I recently stumbled upon a little mystery. On an illustrated map of a small town on the coast of Japan’s inland sea, I spotted a reference to the gravestone of the Heian-period astrologer and soothsayer, Abenoseimei (921AD-1005AD). On the same kitschy map, not far away, was the marker of a place where an act of evil was perpetrated by the seer’s arch-rival, the sorcerer Ashiya Doman.
Although Abenoseimei surely lived, serving in the court of Emperor Kazan, and Doman's existence is in doubt, both characters have flourished for centuries in Japanese fiction, making it likely my map was a hoax, a stunt to draw gullible tourists and their yen to a lonely country town. But as much as I tried to convince myself of this, each time I squinted at the map, I grew more curious about what had allegedly occurred at the place called Doman’s Pond. Moreover, let it be noted, the final resting place of Abenoseimei is claimed by multiple locations, and much in debate; just as importantly, no one knows exactly where or how he died.
Somewhat embarrassed, I told my wife I would detour for a look next time I journeyed through that part of the archipelago. She didn’t believe a word I said, and insisted that she would join me.
The Town of Golden Light
You know how the countryside trains are, slewing along the tracks, riders catatonic, some even drooling, the conductor calling out stops like a bored monk reading sutras. We got off at Konko-cho Station in complete darkness, awoke the policeman to help us with directions, and walked ten minutes to our BnB. We saw nary a soul along the way.
The old magician (and our BnB host) met us at the door. After showing us about, he asked with a sly smile if we wished to be entertained with some legerdemain. I mumbled that I wasn’t big on card tricks, but he sat down at the kotatsu anyway, and began shuffling a dog-eared deck of cards. He was quite the showman, fanning the deck like a pro. We picked cards as instructed, and applauded when he guessed correctly, though more than a few times he didn't.
An ominous warning
“So you’ve come to see Abenoseimei’s stone,” he observed at last, setting the cards aside, “and that other place”. From within his vest he produced his own map of the environs, his impresario’s smile dissolving into a grimace. “Use this,” he said. “Go here, and here. But know that this spot is wicked.” Then he got up, and bid us goodnight.
The next morning the prestidigitator was nowhere to be seen. We walked out with our knapsacks, and found the path to our first landmark, a place called O-Miya shrine. Like the rest of the town it was deserted, shut tight. We looked at the sign, and saw that it had been erected in the year 666. Since there was no clapping up the gods for traveler’s luck, we moved on.
The forest thickens
The paths were narrow, running between thickets of bamboo, broken-down sheds and desiccated cabbage patches. Just at the edge of deeper woods, by a small house, we came upon Abenoseimei’s headstone. It felt like sheer luck.

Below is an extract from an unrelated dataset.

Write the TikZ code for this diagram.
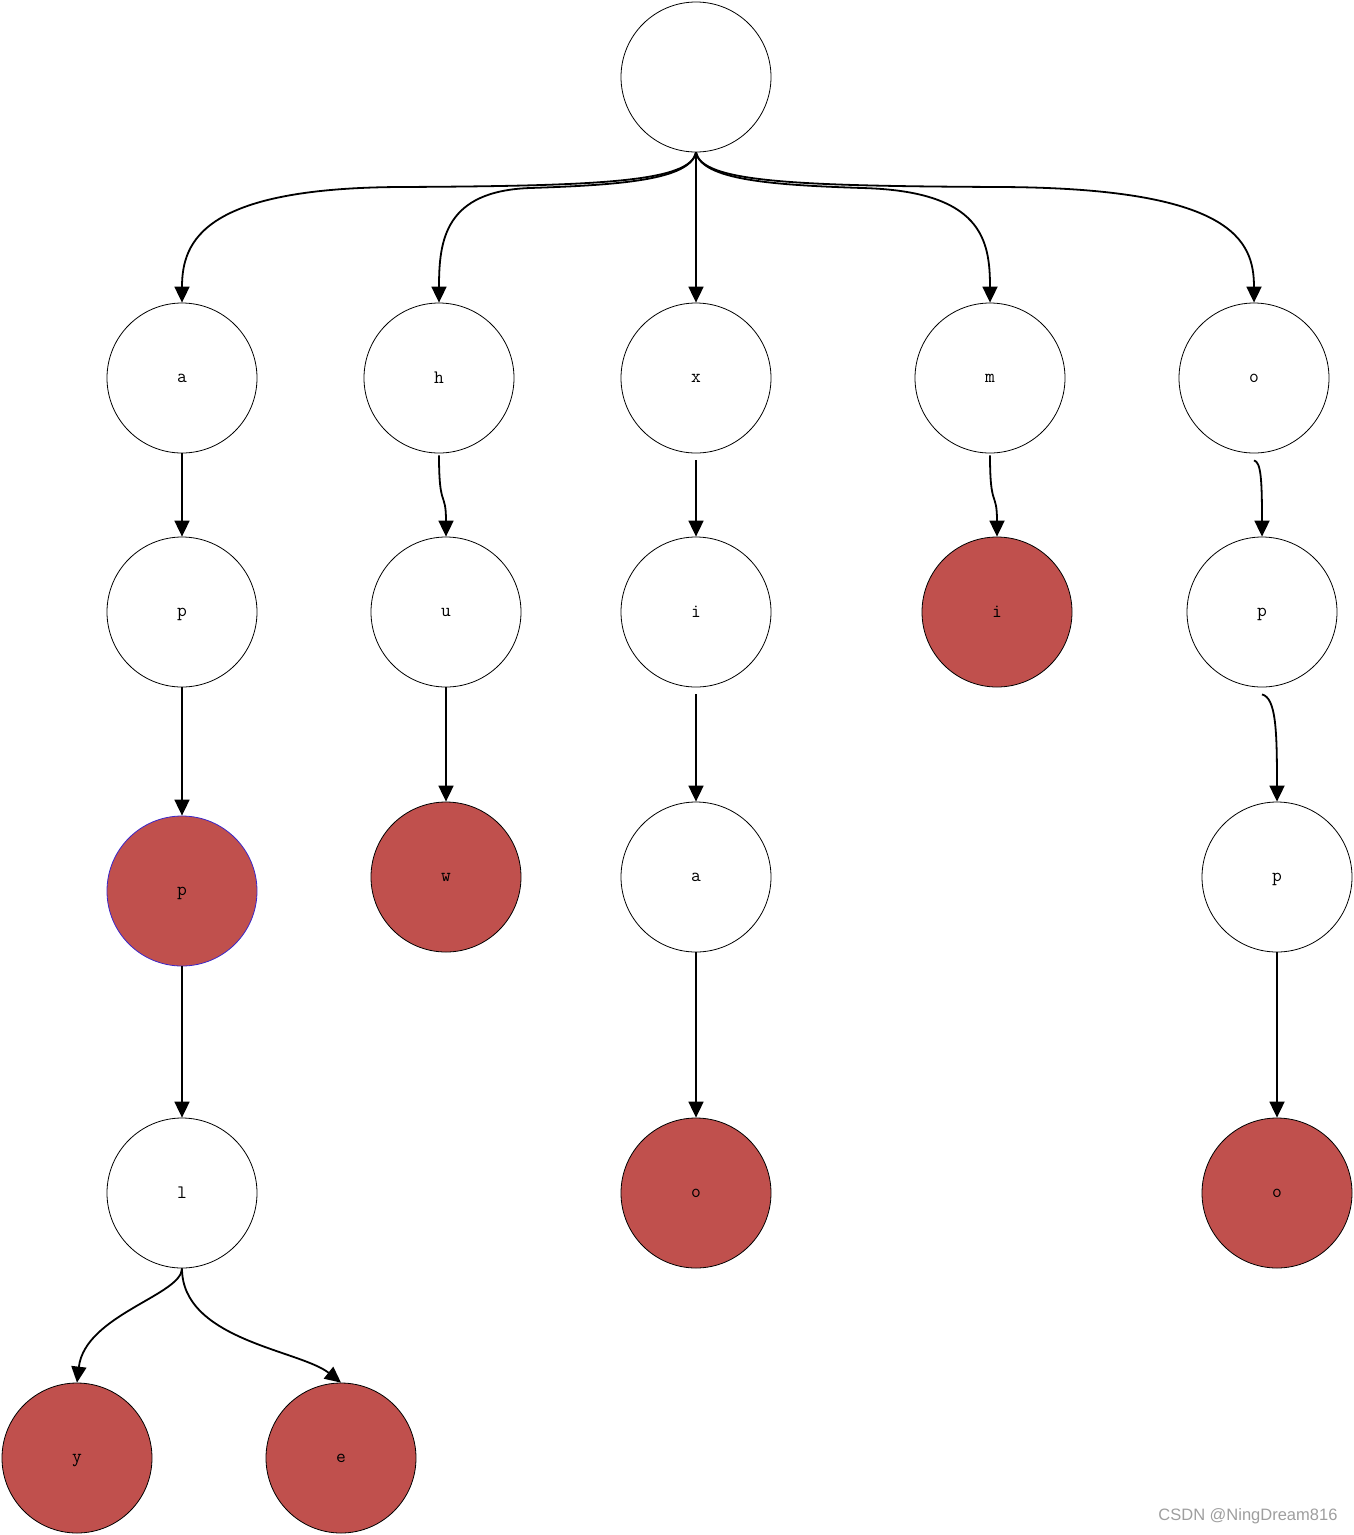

Though it didn’t look a thousand years old, stone ages pretty well. Only his name was inscribed there, but a rusty sign nearby assured us that it was his grave, allowing that other locations made the same claim.
We continued up the hill, taking a few wrong turns, the narrow paths stopping at a wall, or dead-ending in a thicket. At last I found an overgrown trail though the trees, and called out to my wife. A minute later she appeared at my side, at the edge of a shallow pond.
While I tried to frame a decent photo, she read the sign. When I returned to her a moment later, she was staring down at the inky water.
“They killed him. Here.” That was all she said.
The vengeance of Doman
Before I provide a translation of the sign, please note that every word I’ve told you is absolutely true. With this inscription, my story is done:
Long, long ago a mountain bird that sparkled in golden colors sat upon this rock. When Doman came, he predicted the bird would bring evil upon the village. Fire powder was used to explode the rock, and when it split perfectly in two, pure black blood flowed from within. The golden bird was never again seen, and in that village nothing more ever happened.
From the Shinkansen station at Okayama or Shin-Kurashiki, get on a local train bound for Fukuyama, and get off the train at Konko-cho Station. Coming from the opposite direction (Hiroshima or Fukuyama) head in the direction of Okayama, and get off at Konko-cho. The local train will take longer (30 minutes or so) from Fukuyama or Okayama. Konko-cho is just one stop from Shin-Kurashiki.
At Konko-cho station, ask for directions to O-Miya Shrine, or get a tourist map of Asakuchi (the larger township which includes Konko-cho). It is a ten minute walk to the shrine, and another five minutes to Abenoseimei's gravestone. Doman's Pond is hidden nearby.